== SUPPLIED INFORMATION ==
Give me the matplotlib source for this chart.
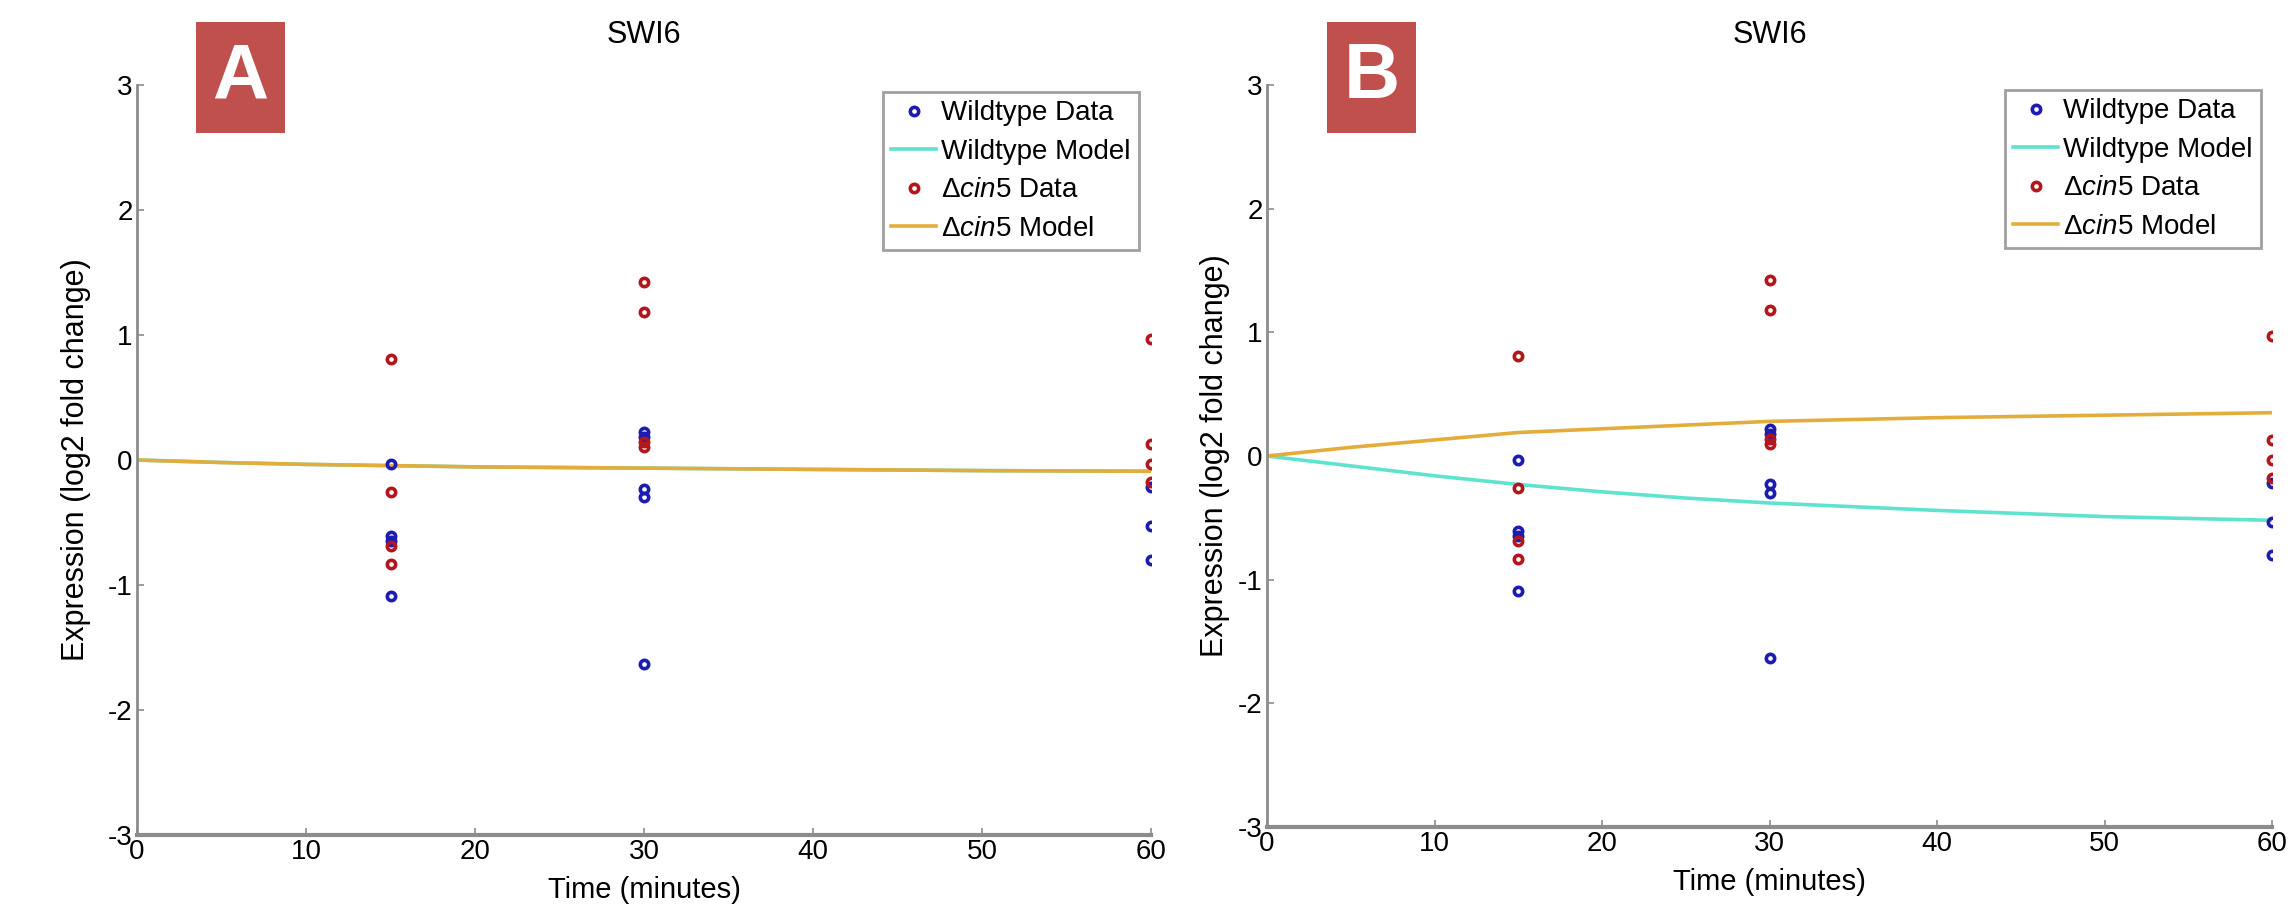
import matplotlib
matplotlib.use("Agg")
import matplotlib.pyplot as plt
from matplotlib.patches import Rectangle

plt.rcParams['font.family'] = ['Liberation Sans Narrow', 'Liberation Sans', 'DejaVu Sans']
plt.rcParams['mathtext.fontset'] = 'custom'
plt.rcParams['mathtext.rm'] = 'Liberation Sans'
plt.rcParams['mathtext.it'] = 'Liberation Sans:italic'
plt.rcParams['mathtext.sf'] = 'Liberation Sans'
plt.rcParams['axes.unicode_minus'] = False

# ---------------- data ----------------
gene = "SWI6"
panel_labels = ["A", "B"]

wt_t = [15, 15, 15, 15, 30, 30, 30, 30, 30, 60, 60, 60]
wt_y = [-0.03, -0.61, -0.65, -1.09, 0.22, 0.18, -0.23, -0.30, -1.63, -0.22, -0.53, -0.80]

cin_t = [15, 15, 15, 15, 30, 30, 30, 30, 60, 60, 60, 60]
cin_y = [0.81, -0.26, -0.69, -0.83, 1.42, 1.18, 0.14, 0.10, 0.97, 0.13, -0.03, -0.18]

model_t = [0, 5, 10, 15, 20, 25, 30, 40, 50, 60]
# Panel A: both models nearly flat and overlapping
wtA_model = [0.0, -0.02, -0.035, -0.045, -0.055, -0.06, -0.065, -0.075, -0.085, -0.09]
cinA_model = [0.0, -0.02, -0.035, -0.045, -0.055, -0.06, -0.065, -0.075, -0.085, -0.09]
# Panel B
wtB_model = [0.0, -0.08, -0.16, -0.23, -0.29, -0.34, -0.38, -0.44, -0.49, -0.52]
cinB_model = [0.0, 0.07, 0.13, 0.19, 0.22, 0.25, 0.28, 0.31, 0.33, 0.35]

xticks = [0, 10, 20, 30, 40, 50, 60]
yticks = [-3, -2, -1, 0, 1, 2, 3]

# ---------------- style ----------------
c_wt_pts = '#1c1cb0'
c_cin_pts = '#b3161c'
c_wt_line = '#5fe3cf'
c_cin_line = '#e3ad3c'
axis_gray = '#8c8c8c'

W, H = 2296, 905
fig = plt.figure(figsize=(W / 100, H / 100), dpi=100)

def fx(px):
    return px / W

def fy(py):
    return 1 - py / H

axes_px = [(137, 1151, 85, 835), (1267, 2272, 85, 827)]
models = [(wtA_model, cinA_model), (wtB_model, cinB_model)]
ylabel_x = [76, 1215]
box_px = [(196, 285, 22, 133), (1327, 1416, 22, 133)]
legend_px = [(883, 1145, 92, 252), (2005, 2266, 90, 248)]

for i in range(2):
    l, r, t, b = axes_px[i]
    ax = fig.add_axes([fx(l), fy(b), fx(r) - fx(l), fy(t) - fy(b)])
    wm, cm = models[i]
    ax.plot(wt_t, wt_y, linestyle='none', marker='o', ms=6, mfc='none',
            mec=c_wt_pts, mew=2.6, label='Wildtype Data', zorder=3)
    ax.plot(model_t, wm, color=c_wt_line, lw=2.6, label='Wildtype Model', zorder=2)
    ax.plot(cin_t, cin_y, linestyle='none', marker='o', ms=6, mfc='none',
            mec=c_cin_pts, mew=2.6, label=r'$\Delta\mathit{cin5}$ Data', zorder=3)
    ax.plot(model_t, cm, color=c_cin_line, lw=2.6, label=r'$\Delta\mathit{cin5}$ Model', zorder=2)

    ax.set_xlim(0, 60)
    ax.set_ylim(-3, 3)
    ax.set_xticks(xticks)
    ax.set_yticks(yticks)
    ax.tick_params(direction='in', length=5, width=1.2, color=axis_gray,
                   labelsize=20, pad=3)
    for s in ['top', 'right']:
        ax.spines[s].set_visible(False)
    ax.spines['left'].set_color(axis_gray)
    ax.spines['left'].set_linewidth(2)
    ax.spines['bottom'].set_color(axis_gray)
    ax.spines['bottom'].set_linewidth(3)
    ax.set_facecolor('white')

    ax.set_title(gene, fontsize=22, pad=30)
    ax.set_xlabel('Time (minutes)', fontsize=21, labelpad=8)
    fig.text(fx(ylabel_x[i]), fy((t + b) / 2), 'Expression (log2 fold change)',
             rotation=90, ha='center', va='center', fontsize=22,
             family=['Liberation Sans', 'DejaVu Sans'])

    # legend
    ll, lr, lt, lb = legend_px[i]
    leg = ax.legend(loc='upper left',
                    bbox_to_anchor=((ll - l) / (r - l), (b - lt) / (b - t)),
                    fontsize=20, frameon=True, fancybox=False, framealpha=1,
                    edgecolor='#a0a0a0', handlelength=1.6, handletextpad=0.2,
                    borderpad=0.3, labelspacing=0.45, borderaxespad=0)
    leg.get_frame().set_linewidth(2)

    # panel label box
    bl, br, bt, bb = box_px[i]
    fig.patches.append(Rectangle((fx(bl), fy(bb)), fx(br) - fx(bl), fy(bt) - fy(bb),
                                 transform=fig.transFigure, facecolor='#c0504d',
                                 edgecolor='none', zorder=5))
    fig.text(fx((bl + br) / 2), fy((bt + bb) / 2), panel_labels[i], ha='center',
             va='center', color='white', fontsize=56, fontweight='bold',
             family=['Liberation Sans', 'DejaVu Sans'], zorder=6)

fig.savefig('out.png', dpi=100)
===
- TASK OBJECTIVE:
Quote every line word for word and keep the images out of the copy.

- CORRECT OUTPUT:
Give me the matplotlib source for this chart.
import matplotlib
matplotlib.use("Agg")
import matplotlib.pyplot as plt
from matplotlib.patches import Rectangle

plt.rcParams['font.family'] = ['Liberation Sans Narrow', 'Liberation Sans', 'DejaVu Sans']
plt.rcParams['mathtext.fontset'] = 'custom'
plt.rcParams['mathtext.rm'] = 'Liberation Sans'
plt.rcParams['mathtext.it'] = 'Liberation Sans:italic'
plt.rcParams['mathtext.sf'] = 'Liberation Sans'
plt.rcParams['axes.unicode_minus'] = False

# ---------------- data ----------------
gene = "SWI6"
panel_labels = ["A", "B"]

wt_t = [15, 15, 15, 15, 30, 30, 30, 30, 30, 60, 60, 60]
wt_y = [-0.03, -0.61, -0.65, -1.09, 0.22, 0.18, -0.23, -0.30, -1.63, -0.22, -0.53, -0.80]

cin_t = [15, 15, 15, 15, 30, 30, 30, 30, 60, 60, 60, 60]
cin_y = [0.81, -0.26, -0.69, -0.83, 1.42, 1.18, 0.14, 0.10, 0.97, 0.13, -0.03, -0.18]

model_t = [0, 5, 10, 15, 20, 25, 30, 40, 50, 60]
# Panel A: both models nearly flat and overlapping
wtA_model = [0.0, -0.02, -0.035, -0.045, -0.055, -0.06, -0.065, -0.075, -0.085, -0.09]
cinA_model = [0.0, -0.02, -0.035, -0.045, -0.055, -0.06, -0.065, -0.075, -0.085, -0.09]
# Panel B
wtB_model = [0.0, -0.08, -0.16, -0.23, -0.29, -0.34, -0.38, -0.44, -0.49, -0.52]
cinB_model = [0.0, 0.07, 0.13, 0.19, 0.22, 0.25, 0.28, 0.31, 0.33, 0.35]

xticks = [0, 10, 20, 30, 40, 50, 60]
yticks = [-3, -2, -1, 0, 1, 2, 3]

# ---------------- style ----------------
c_wt_pts = '#1c1cb0'
c_cin_pts = '#b3161c'
c_wt_line = '#5fe3cf'
c_cin_line = '#e3ad3c'
axis_gray = '#8c8c8c'

W, H = 2296, 905
fig = plt.figure(figsize=(W / 100, H / 100), dpi=100)

def fx(px):
    return px / W

def fy(py):
    return 1 - py / H

axes_px = [(137, 1151, 85, 835), (1267, 2272, 85, 827)]
models = [(wtA_model, cinA_model), (wtB_model, cinB_model)]
ylabel_x = [76, 1215]
box_px = [(196, 285, 22, 133), (1327, 1416, 22, 133)]
legend_px = [(883, 1145, 92, 252), (2005, 2266, 90, 248)]

for i in range(2):
    l, r, t, b = axes_px[i]
    ax = fig.add_axes([fx(l), fy(b), fx(r) - fx(l), fy(t) - fy(b)])
    wm, cm = models[i]
    ax.plot(wt_t, wt_y, linestyle='none', marker='o', ms=6, mfc='none',
            mec=c_wt_pts, mew=2.6, label='Wildtype Data', zorder=3)
    ax.plot(model_t, wm, color=c_wt_line, lw=2.6, label='Wildtype Model', zorder=2)
    ax.plot(cin_t, cin_y, linestyle='none', marker='o', ms=6, mfc='none',
            mec=c_cin_pts, mew=2.6, label=r'$\Delta\mathit{cin5}$ Data', zorder=3)
    ax.plot(model_t, cm, color=c_cin_line, lw=2.6, label=r'$\Delta\mathit{cin5}$ Model', zorder=2)

    ax.set_xlim(0, 60)
    ax.set_ylim(-3, 3)
    ax.set_xticks(xticks)
    ax.set_yticks(yticks)
    ax.tick_params(direction='in', length=5, width=1.2, color=axis_gray,
                   labelsize=20, pad=3)
    for s in ['top', 'right']:
        ax.spines[s].set_visible(False)
    ax.spines['left'].set_color(axis_gray)
    ax.spines['left'].set_linewidth(2)
    ax.spines['bottom'].set_color(axis_gray)
    ax.spines['bottom'].set_linewidth(3)
    ax.set_facecolor('white')

    ax.set_title(gene, fontsize=22, pad=30)
    ax.set_xlabel('Time (minutes)', fontsize=21, labelpad=8)
    fig.text(fx(ylabel_x[i]), fy((t + b) / 2), 'Expression (log2 fold change)',
             rotation=90, ha='center', va='center', fontsize=22,
             family=['Liberation Sans', 'DejaVu Sans'])

    # legend
    ll, lr, lt, lb = legend_px[i]
    leg = ax.legend(loc='upper left',
                    bbox_to_anchor=((ll - l) / (r - l), (b - lt) / (b - t)),
                    fontsize=20, frameon=True, fancybox=False, framealpha=1,
                    edgecolor='#a0a0a0', handlelength=1.6, handletextpad=0.2,
                    borderpad=0.3, labelspacing=0.45, borderaxespad=0)
    leg.get_frame().set_linewidth(2)

    # panel label box
    bl, br, bt, bb = box_px[i]
    fig.patches.append(Rectangle((fx(bl), fy(bb)), fx(br) - fx(bl), fy(bt) - fy(bb),
                                 transform=fig.transFigure, facecolor='#c0504d',
                                 edgecolor='none', zorder=5))
    fig.text(fx((bl + br) / 2), fy((bt + bb) / 2), panel_labels[i], ha='center',
             va='center', color='white', fontsize=56, fontweight='bold',
             family=['Liberation Sans', 'DejaVu Sans'], zorder=6)

fig.savefig('out.png', dpi=100)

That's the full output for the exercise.